> [GIVEN PROBLEM]:
Set down, word for word, only the lines from the start of the records through the line bearing "y_ticks = [0, 10000, 20000, 30000, 40000, 50000, 60000, 70000]"; include no pictures.
<<<<
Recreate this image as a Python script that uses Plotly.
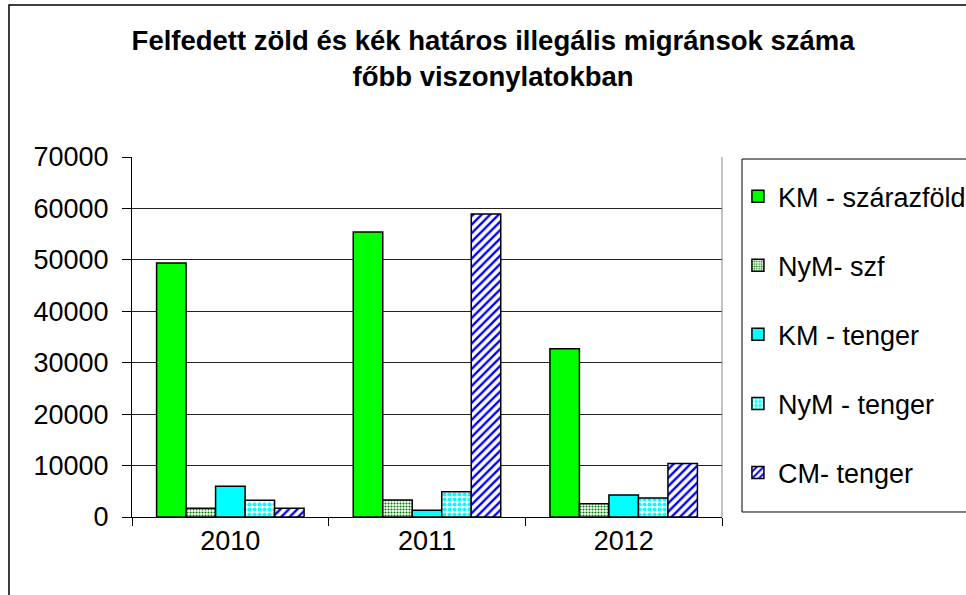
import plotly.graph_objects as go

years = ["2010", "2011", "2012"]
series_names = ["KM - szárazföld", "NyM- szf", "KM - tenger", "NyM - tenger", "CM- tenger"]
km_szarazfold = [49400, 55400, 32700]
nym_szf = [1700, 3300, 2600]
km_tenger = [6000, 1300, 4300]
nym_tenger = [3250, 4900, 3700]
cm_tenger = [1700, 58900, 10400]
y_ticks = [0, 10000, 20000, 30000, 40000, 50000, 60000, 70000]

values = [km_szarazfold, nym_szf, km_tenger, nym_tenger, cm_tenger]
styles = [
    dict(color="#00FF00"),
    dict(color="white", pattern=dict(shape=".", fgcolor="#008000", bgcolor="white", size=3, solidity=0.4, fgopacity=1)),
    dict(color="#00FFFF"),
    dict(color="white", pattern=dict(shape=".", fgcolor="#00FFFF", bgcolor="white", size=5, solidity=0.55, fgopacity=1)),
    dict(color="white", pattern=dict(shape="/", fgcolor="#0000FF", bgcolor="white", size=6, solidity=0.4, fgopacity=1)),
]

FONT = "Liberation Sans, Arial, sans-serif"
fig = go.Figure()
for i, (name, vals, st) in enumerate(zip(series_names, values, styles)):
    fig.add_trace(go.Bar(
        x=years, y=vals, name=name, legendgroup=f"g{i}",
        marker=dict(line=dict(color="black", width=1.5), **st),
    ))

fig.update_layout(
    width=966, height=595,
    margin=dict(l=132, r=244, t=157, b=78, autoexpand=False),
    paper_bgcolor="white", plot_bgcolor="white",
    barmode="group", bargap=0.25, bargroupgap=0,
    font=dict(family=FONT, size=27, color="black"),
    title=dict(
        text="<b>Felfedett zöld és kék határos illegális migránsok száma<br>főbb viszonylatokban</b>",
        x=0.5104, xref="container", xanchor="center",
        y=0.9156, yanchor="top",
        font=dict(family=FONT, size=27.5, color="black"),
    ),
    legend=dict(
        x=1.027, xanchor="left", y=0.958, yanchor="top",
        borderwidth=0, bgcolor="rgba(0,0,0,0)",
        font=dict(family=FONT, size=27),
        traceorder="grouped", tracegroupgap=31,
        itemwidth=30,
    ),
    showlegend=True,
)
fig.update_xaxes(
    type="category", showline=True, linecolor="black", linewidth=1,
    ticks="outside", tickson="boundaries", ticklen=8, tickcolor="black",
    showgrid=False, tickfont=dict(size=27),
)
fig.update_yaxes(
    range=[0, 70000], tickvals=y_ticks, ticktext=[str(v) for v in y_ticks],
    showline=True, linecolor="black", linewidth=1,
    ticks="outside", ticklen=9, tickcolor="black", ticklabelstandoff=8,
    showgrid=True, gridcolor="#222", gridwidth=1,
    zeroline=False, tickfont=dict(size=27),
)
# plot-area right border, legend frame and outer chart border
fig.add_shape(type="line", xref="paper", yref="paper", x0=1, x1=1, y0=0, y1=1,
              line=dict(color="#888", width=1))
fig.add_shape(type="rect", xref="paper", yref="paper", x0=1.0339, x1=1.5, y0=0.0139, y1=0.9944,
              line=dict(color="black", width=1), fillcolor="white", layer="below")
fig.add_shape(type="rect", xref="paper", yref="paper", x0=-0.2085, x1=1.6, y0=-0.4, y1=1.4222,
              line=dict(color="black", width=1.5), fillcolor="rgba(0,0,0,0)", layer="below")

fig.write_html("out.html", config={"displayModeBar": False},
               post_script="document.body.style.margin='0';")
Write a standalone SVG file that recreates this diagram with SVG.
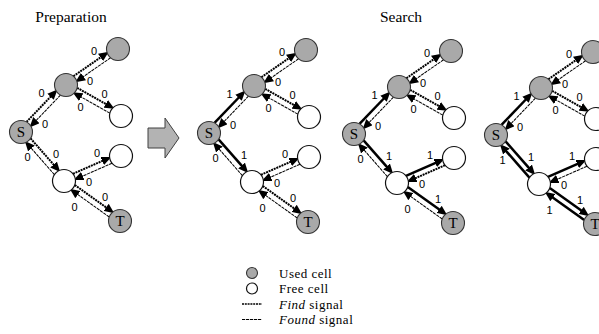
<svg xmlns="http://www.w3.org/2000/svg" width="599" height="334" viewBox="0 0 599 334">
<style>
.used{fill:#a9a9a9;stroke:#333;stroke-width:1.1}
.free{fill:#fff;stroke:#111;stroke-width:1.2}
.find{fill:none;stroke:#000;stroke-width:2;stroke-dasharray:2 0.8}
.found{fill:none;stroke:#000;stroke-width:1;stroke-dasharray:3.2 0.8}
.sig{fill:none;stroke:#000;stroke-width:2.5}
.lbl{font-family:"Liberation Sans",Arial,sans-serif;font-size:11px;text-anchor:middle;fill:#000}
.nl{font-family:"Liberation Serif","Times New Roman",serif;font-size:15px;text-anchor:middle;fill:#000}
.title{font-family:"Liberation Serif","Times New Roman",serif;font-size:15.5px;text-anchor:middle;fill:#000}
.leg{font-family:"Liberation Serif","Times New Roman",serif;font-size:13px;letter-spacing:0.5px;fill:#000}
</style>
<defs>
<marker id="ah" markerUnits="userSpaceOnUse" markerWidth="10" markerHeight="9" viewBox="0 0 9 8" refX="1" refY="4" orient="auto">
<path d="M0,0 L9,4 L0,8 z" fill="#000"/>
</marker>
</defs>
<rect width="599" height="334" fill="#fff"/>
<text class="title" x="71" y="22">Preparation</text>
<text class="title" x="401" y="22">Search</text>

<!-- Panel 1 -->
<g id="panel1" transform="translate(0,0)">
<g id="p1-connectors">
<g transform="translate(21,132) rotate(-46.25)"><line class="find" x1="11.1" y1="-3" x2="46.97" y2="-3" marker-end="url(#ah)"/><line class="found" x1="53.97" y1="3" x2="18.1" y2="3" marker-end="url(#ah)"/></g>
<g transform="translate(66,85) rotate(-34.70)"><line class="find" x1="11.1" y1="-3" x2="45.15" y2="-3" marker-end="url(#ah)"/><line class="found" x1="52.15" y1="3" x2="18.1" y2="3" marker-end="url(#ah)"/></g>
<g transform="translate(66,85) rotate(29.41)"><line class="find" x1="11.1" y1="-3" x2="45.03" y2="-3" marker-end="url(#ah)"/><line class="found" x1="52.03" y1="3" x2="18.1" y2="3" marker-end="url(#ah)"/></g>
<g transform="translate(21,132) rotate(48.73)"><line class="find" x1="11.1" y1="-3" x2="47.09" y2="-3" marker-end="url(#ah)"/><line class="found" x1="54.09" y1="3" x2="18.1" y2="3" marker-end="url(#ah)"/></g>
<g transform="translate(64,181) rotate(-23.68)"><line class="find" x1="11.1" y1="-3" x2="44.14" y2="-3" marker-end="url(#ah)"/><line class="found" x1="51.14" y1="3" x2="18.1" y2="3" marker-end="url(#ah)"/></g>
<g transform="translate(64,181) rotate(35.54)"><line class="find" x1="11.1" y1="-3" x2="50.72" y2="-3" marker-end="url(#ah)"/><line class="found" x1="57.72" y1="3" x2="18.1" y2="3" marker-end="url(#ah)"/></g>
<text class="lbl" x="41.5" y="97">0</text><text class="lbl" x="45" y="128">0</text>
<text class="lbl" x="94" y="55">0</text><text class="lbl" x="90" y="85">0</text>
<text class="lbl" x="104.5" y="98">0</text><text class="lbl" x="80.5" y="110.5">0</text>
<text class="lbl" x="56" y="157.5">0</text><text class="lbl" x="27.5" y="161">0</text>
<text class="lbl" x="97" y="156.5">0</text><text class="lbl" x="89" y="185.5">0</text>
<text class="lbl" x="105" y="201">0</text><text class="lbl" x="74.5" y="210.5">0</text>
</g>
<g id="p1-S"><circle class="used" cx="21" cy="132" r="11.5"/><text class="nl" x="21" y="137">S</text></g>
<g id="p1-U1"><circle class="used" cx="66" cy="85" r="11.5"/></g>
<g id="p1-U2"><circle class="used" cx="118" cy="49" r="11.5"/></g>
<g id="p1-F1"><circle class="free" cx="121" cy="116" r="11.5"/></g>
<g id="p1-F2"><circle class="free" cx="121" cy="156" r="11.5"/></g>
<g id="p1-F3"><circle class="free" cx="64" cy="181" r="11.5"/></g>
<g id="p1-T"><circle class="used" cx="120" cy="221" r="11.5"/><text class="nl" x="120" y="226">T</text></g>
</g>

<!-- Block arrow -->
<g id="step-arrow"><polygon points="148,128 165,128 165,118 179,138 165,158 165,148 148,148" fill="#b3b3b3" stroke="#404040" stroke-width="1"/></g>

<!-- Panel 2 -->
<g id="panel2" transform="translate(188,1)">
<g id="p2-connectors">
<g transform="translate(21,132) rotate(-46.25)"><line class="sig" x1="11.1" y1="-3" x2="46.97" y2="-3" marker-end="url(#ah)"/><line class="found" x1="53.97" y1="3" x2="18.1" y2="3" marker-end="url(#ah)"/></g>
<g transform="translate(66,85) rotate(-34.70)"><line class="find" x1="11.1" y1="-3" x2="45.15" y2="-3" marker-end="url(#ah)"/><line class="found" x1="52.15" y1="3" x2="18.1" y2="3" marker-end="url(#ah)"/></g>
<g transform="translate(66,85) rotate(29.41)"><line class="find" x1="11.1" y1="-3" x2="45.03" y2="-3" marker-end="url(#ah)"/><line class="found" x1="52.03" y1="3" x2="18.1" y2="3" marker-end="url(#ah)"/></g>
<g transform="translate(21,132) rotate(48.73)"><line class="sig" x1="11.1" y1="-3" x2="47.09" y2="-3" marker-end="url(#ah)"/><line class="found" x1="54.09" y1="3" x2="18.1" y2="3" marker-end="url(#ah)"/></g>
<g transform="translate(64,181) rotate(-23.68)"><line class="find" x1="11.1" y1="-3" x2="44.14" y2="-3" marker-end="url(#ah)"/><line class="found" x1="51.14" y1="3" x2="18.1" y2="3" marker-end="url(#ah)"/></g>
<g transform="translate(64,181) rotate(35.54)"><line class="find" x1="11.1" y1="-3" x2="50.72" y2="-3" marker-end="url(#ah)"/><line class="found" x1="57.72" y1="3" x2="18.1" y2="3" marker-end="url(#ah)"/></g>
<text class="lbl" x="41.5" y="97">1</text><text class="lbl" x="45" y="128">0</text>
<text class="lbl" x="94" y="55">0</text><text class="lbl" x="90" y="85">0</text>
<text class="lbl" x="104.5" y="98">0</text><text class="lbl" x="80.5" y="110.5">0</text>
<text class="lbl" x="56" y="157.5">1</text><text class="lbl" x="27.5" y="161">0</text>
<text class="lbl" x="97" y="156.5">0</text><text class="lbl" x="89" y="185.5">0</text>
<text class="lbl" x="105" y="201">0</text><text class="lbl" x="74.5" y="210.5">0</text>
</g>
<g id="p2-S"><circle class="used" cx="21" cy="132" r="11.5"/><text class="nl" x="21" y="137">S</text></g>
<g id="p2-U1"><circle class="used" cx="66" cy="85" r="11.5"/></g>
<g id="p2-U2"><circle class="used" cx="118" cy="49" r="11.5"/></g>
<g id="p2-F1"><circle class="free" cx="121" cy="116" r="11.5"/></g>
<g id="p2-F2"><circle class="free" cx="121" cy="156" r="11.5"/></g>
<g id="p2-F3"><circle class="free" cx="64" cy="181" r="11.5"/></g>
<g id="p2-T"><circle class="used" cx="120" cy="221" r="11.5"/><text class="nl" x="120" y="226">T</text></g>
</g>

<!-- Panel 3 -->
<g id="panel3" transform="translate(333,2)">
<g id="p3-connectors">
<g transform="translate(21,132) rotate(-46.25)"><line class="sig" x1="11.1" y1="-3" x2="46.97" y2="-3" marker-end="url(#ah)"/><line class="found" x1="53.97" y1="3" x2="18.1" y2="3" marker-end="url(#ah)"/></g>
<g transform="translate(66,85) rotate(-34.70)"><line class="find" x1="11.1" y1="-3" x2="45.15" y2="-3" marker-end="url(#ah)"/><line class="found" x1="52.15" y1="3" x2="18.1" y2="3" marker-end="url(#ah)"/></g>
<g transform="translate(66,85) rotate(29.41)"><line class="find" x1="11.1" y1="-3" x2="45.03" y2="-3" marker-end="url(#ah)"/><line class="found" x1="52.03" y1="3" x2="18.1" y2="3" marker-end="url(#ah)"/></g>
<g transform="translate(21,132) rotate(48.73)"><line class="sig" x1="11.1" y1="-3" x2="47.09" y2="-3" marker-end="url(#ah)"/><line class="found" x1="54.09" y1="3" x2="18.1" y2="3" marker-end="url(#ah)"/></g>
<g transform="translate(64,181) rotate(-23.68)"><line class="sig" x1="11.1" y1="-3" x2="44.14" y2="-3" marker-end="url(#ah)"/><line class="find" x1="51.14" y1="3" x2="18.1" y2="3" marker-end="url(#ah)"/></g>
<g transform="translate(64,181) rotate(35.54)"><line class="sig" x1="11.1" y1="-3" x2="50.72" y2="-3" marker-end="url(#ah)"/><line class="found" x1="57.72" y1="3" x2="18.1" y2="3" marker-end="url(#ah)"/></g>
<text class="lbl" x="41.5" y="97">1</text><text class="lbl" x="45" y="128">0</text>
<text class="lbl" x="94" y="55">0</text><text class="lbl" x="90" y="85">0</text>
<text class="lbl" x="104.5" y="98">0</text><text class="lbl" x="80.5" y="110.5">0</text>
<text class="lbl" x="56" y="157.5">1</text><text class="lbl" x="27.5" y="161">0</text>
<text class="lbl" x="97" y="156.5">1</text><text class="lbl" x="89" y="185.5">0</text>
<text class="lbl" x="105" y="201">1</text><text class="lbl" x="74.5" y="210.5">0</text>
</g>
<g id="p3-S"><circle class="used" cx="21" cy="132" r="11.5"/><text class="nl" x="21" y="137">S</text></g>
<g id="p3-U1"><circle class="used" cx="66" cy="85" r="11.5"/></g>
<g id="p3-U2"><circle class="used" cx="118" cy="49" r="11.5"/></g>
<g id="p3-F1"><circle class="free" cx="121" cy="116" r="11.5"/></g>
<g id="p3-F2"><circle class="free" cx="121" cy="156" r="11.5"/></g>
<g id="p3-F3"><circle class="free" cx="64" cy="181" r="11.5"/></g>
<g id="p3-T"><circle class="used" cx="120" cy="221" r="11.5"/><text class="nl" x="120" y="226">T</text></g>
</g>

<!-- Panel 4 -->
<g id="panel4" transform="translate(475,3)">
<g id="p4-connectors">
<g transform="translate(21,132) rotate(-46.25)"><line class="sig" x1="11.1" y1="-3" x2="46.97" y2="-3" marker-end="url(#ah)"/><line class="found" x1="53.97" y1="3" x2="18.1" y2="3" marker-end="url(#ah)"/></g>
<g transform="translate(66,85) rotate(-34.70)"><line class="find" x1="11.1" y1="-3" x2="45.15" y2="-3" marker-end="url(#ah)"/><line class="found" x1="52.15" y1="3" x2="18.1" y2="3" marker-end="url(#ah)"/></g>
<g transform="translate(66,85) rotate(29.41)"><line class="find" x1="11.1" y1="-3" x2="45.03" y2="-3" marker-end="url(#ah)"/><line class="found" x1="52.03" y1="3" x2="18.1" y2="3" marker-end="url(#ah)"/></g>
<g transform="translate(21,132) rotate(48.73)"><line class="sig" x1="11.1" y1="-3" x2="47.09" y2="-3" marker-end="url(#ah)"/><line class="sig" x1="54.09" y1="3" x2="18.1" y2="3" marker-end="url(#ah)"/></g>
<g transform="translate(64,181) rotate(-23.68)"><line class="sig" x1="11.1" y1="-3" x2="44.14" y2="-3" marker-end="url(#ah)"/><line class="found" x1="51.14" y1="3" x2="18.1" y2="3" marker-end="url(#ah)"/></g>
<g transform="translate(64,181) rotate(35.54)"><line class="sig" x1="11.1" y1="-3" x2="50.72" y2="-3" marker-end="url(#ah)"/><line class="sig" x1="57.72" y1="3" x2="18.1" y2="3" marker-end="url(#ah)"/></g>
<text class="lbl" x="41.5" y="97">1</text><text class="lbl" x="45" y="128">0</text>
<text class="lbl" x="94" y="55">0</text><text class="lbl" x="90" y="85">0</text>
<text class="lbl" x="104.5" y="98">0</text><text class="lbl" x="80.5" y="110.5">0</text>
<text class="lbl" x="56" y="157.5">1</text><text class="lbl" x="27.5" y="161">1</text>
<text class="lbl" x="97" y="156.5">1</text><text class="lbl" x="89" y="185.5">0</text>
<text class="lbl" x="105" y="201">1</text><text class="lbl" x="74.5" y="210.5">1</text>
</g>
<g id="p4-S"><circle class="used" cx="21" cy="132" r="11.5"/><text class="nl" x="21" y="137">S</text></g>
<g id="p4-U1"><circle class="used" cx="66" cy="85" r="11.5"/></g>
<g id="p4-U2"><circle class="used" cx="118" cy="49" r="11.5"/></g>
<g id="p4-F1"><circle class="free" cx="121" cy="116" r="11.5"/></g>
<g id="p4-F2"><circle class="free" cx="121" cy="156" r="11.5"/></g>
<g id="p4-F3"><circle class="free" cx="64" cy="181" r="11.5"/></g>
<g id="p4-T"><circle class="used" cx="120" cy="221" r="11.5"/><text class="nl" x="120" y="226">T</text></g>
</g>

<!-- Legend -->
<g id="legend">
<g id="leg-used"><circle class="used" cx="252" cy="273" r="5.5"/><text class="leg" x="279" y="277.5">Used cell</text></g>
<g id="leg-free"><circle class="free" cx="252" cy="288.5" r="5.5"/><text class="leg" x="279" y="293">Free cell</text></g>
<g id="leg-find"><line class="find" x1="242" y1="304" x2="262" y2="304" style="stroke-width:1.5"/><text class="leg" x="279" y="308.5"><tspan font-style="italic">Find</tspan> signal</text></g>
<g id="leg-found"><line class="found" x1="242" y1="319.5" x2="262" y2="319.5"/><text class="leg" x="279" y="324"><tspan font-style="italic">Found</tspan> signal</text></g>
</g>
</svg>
>>>>
> [TASK SOLUTION]:
Recreate this image as a Python script that uses Plotly.
import plotly.graph_objects as go

years = ["2010", "2011", "2012"]
series_names = ["KM - szárazföld", "NyM- szf", "KM - tenger", "NyM - tenger", "CM- tenger"]
km_szarazfold = [49400, 55400, 32700]
nym_szf = [1700, 3300, 2600]
km_tenger = [6000, 1300, 4300]
nym_tenger = [3250, 4900, 3700]
cm_tenger = [1700, 58900, 10400]
y_ticks = [0, 10000, 20000, 30000, 40000, 50000, 60000, 70000]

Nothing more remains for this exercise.